- **Instructions to follow**: Return the listing below verbatim. Pictures do not belong in the copy.

__________

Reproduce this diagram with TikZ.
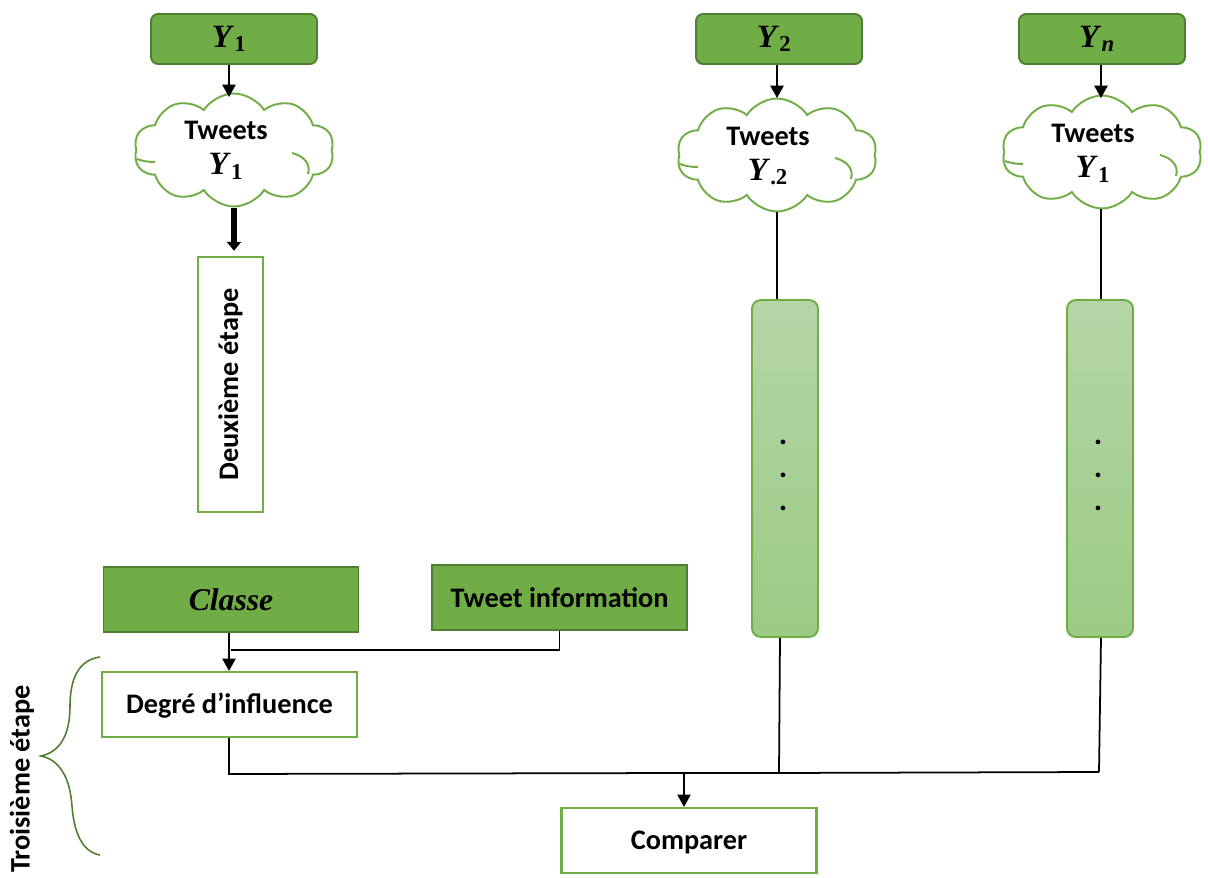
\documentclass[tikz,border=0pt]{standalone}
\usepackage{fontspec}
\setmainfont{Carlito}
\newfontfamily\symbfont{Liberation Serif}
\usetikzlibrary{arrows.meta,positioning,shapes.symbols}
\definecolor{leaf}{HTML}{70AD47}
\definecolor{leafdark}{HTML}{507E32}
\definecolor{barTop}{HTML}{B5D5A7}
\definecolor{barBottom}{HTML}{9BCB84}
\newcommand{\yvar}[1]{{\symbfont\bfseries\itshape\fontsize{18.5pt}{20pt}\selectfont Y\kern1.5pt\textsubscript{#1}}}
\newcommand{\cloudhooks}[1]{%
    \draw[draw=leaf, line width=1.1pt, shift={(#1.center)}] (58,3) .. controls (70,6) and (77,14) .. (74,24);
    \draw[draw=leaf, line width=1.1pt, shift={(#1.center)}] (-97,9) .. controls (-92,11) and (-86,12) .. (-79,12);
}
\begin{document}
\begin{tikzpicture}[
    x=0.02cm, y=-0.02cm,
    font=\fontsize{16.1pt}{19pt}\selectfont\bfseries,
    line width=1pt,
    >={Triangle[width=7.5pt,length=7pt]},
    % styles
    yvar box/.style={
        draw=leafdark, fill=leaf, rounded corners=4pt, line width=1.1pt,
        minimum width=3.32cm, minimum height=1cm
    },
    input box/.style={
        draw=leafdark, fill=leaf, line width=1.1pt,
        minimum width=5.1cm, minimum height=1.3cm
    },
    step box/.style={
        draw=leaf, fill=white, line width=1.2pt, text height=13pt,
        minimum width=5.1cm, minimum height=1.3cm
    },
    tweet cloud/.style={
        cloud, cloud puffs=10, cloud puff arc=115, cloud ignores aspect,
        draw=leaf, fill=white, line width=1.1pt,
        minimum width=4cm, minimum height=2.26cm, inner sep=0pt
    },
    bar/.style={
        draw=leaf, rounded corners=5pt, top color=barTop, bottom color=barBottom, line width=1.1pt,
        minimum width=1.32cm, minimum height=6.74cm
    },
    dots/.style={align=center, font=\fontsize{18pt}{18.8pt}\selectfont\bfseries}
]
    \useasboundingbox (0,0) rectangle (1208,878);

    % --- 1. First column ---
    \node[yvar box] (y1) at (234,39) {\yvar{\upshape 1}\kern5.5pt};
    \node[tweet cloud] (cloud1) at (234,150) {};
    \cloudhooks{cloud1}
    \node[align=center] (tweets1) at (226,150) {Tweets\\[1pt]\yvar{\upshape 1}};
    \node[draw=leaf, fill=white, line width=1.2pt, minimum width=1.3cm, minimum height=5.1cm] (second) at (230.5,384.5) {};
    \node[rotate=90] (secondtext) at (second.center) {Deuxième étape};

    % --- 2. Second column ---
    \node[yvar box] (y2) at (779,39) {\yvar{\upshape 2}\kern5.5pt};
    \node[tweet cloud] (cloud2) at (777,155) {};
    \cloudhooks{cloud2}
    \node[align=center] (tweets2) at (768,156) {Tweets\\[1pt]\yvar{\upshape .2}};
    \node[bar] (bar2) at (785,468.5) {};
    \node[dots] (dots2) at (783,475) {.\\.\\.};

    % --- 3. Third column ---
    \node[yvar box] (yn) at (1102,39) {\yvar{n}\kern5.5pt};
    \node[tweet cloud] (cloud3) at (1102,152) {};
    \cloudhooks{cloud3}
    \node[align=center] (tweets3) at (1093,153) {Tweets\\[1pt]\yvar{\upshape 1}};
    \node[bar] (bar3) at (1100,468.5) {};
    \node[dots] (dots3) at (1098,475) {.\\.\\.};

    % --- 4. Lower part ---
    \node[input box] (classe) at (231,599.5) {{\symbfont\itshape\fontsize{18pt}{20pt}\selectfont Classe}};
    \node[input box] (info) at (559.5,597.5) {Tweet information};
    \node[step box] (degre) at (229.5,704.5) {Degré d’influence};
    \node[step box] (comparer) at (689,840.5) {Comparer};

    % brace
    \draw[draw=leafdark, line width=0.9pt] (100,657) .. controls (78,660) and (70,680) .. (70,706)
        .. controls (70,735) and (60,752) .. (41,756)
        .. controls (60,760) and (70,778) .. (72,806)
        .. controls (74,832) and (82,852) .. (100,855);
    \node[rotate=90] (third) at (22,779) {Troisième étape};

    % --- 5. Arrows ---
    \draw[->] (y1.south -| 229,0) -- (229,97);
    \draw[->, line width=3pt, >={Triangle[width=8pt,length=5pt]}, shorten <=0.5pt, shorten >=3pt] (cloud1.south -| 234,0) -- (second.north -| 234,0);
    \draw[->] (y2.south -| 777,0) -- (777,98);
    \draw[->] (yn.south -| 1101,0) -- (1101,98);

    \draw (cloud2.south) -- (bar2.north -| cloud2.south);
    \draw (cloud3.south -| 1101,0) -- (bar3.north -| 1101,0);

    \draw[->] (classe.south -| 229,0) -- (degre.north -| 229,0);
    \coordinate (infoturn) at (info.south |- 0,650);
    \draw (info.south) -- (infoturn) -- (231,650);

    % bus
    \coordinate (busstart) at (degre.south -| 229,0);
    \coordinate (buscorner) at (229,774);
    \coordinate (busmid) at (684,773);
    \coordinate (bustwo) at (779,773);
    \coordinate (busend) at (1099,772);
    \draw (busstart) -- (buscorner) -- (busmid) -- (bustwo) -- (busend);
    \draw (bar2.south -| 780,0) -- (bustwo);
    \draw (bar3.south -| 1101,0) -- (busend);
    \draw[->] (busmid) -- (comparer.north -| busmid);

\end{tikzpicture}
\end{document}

__________

- **Answer**:
Reproduce this diagram with TikZ.
\documentclass[tikz,border=0pt]{standalone}
\usepackage{fontspec}
\setmainfont{Carlito}
\newfontfamily\symbfont{Liberation Serif}
\usetikzlibrary{arrows.meta,positioning,shapes.symbols}
\definecolor{leaf}{HTML}{70AD47}
\definecolor{leafdark}{HTML}{507E32}
\definecolor{barTop}{HTML}{B5D5A7}
\definecolor{barBottom}{HTML}{9BCB84}
\newcommand{\yvar}[1]{{\symbfont\bfseries\itshape\fontsize{18.5pt}{20pt}\selectfont Y\kern1.5pt\textsubscript{#1}}}
\newcommand{\cloudhooks}[1]{%
    \draw[draw=leaf, line width=1.1pt, shift={(#1.center)}] (58,3) .. controls (70,6) and (77,14) .. (74,24);
    \draw[draw=leaf, line width=1.1pt, shift={(#1.center)}] (-97,9) .. controls (-92,11) and (-86,12) .. (-79,12);
}
\begin{document}
\begin{tikzpicture}[
    x=0.02cm, y=-0.02cm,
    font=\fontsize{16.1pt}{19pt}\selectfont\bfseries,
    line width=1pt,
    >={Triangle[width=7.5pt,length=7pt]},
    % styles
    yvar box/.style={
        draw=leafdark, fill=leaf, rounded corners=4pt, line width=1.1pt,
        minimum width=3.32cm, minimum height=1cm
    },
    input box/.style={
        draw=leafdark, fill=leaf, line width=1.1pt,
        minimum width=5.1cm, minimum height=1.3cm
    },
    step box/.style={
        draw=leaf, fill=white, line width=1.2pt, text height=13pt,
        minimum width=5.1cm, minimum height=1.3cm
    },
    tweet cloud/.style={
        cloud, cloud puffs=10, cloud puff arc=115, cloud ignores aspect,
        draw=leaf, fill=white, line width=1.1pt,
        minimum width=4cm, minimum height=2.26cm, inner sep=0pt
    },
    bar/.style={
        draw=leaf, rounded corners=5pt, top color=barTop, bottom color=barBottom, line width=1.1pt,
        minimum width=1.32cm, minimum height=6.74cm
    },
    dots/.style={align=center, font=\fontsize{18pt}{18.8pt}\selectfont\bfseries}
]
    \useasboundingbox (0,0) rectangle (1208,878);

    % --- 1. First column ---
    \node[yvar box] (y1) at (234,39) {\yvar{\upshape 1}\kern5.5pt};
    \node[tweet cloud] (cloud1) at (234,150) {};
    \cloudhooks{cloud1}
    \node[align=center] (tweets1) at (226,150) {Tweets\\[1pt]\yvar{\upshape 1}};
    \node[draw=leaf, fill=white, line width=1.2pt, minimum width=1.3cm, minimum height=5.1cm] (second) at (230.5,384.5) {};
    \node[rotate=90] (secondtext) at (second.center) {Deuxième étape};

    % --- 2. Second column ---
    \node[yvar box] (y2) at (779,39) {\yvar{\upshape 2}\kern5.5pt};
    \node[tweet cloud] (cloud2) at (777,155) {};
    \cloudhooks{cloud2}
    \node[align=center] (tweets2) at (768,156) {Tweets\\[1pt]\yvar{\upshape .2}};
    \node[bar] (bar2) at (785,468.5) {};
    \node[dots] (dots2) at (783,475) {.\\.\\.};

    % --- 3. Third column ---
    \node[yvar box] (yn) at (1102,39) {\yvar{n}\kern5.5pt};
    \node[tweet cloud] (cloud3) at (1102,152) {};
    \cloudhooks{cloud3}
    \node[align=center] (tweets3) at (1093,153) {Tweets\\[1pt]\yvar{\upshape 1}};
    \node[bar] (bar3) at (1100,468.5) {};
    \node[dots] (dots3) at (1098,475) {.\\.\\.};

    % --- 4. Lower part ---
    \node[input box] (classe) at (231,599.5) {{\symbfont\itshape\fontsize{18pt}{20pt}\selectfont Classe}};
    \node[input box] (info) at (559.5,597.5) {Tweet information};
    \node[step box] (degre) at (229.5,704.5) {Degré d’influence};
    \node[step box] (comparer) at (689,840.5) {Comparer};

    % brace
    \draw[draw=leafdark, line width=0.9pt] (100,657) .. controls (78,660) and (70,680) .. (70,706)
        .. controls (70,735) and (60,752) .. (41,756)
        .. controls (60,760) and (70,778) .. (72,806)
        .. controls (74,832) and (82,852) .. (100,855);
    \node[rotate=90] (third) at (22,779) {Troisième étape};

    % --- 5. Arrows ---
    \draw[->] (y1.south -| 229,0) -- (229,97);
    \draw[->, line width=3pt, >={Triangle[width=8pt,length=5pt]}, shorten <=0.5pt, shorten >=3pt] (cloud1.south -| 234,0) -- (second.north -| 234,0);
    \draw[->] (y2.south -| 777,0) -- (777,98);
    \draw[->] (yn.south -| 1101,0) -- (1101,98);

    \draw (cloud2.south) -- (bar2.north -| cloud2.south);
    \draw (cloud3.south -| 1101,0) -- (bar3.north -| 1101,0);

    \draw[->] (classe.south -| 229,0) -- (degre.north -| 229,0);
    \coordinate (infoturn) at (info.south |- 0,650);
    \draw (info.south) -- (infoturn) -- (231,650);

    % bus
    \coordinate (busstart) at (degre.south -| 229,0);
    \coordinate (buscorner) at (229,774);
    \coordinate (busmid) at (684,773);
    \coordinate (bustwo) at (779,773);
    \coordinate (busend) at (1099,772);
    \draw (busstart) -- (buscorner) -- (busmid) -- (bustwo) -- (busend);
    \draw (bar2.south -| 780,0) -- (bustwo);
    \draw (bar3.south -| 1101,0) -- (busend);
    \draw[->] (busmid) -- (comparer.north -| busmid);

\end{tikzpicture}
\end{document}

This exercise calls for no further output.